Of all the things on your Christmas wish list, the flu probably isn't one of them.

But some local doctors are starting to see cases of the flu, so if you haven't already gotten your flu shot this season you may want to make that one of your top priorities.

"The optimal time would've probably been at the beginning of the [flu] season, September or October. But, it's not too late to get it now. We are beginning to see, in Georgia, outbreaks of the flu," said Dr. William Grow, Lowndes County District Health Director.

Grow emphasized that vaccines are readily available and are key to helping prevent the flu.

"Vaccines are available all over, widely available, [at] the health department certainly. Other places, of course, pharmacies throughout the area, doctor's offices throughout the area...prevention is the magic word here and that's why you get a flu shot," said Grow.

Flu symptoms sometimes don't show up for 24-48 hours after a person gets the flu. This makes it harder to know if someone has the flu, which means there's a greater risk of spreading the flu...especially around the holidays, with all of the parties and social gatherings.
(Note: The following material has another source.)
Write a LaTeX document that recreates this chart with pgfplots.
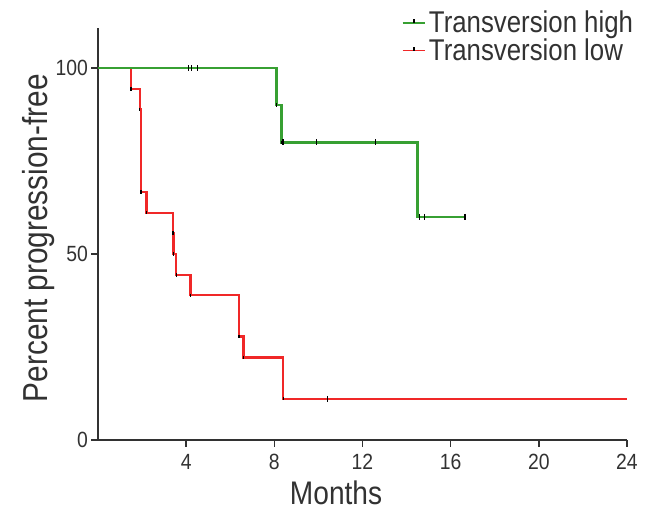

"Absolutely," Grow said, "it's a very, very highly contagious respiratory disease and therefore, when you have people around people, you're going to spread it more."

Lowndes County Health Department's Public Information Officer Courtney Sheeley stressed the importance of staying home and avoiding the public if you do start to develop flu-like symptoms.

"It is very important not to go out and be in the community if you're sick," Sheeley said.

Simple things such as washing your hands often and covering your cough can help stop the spread of the flu, but both Grow and Sheeley made it clear that a flu shot is still the best, and most important, method for avoiding the flu.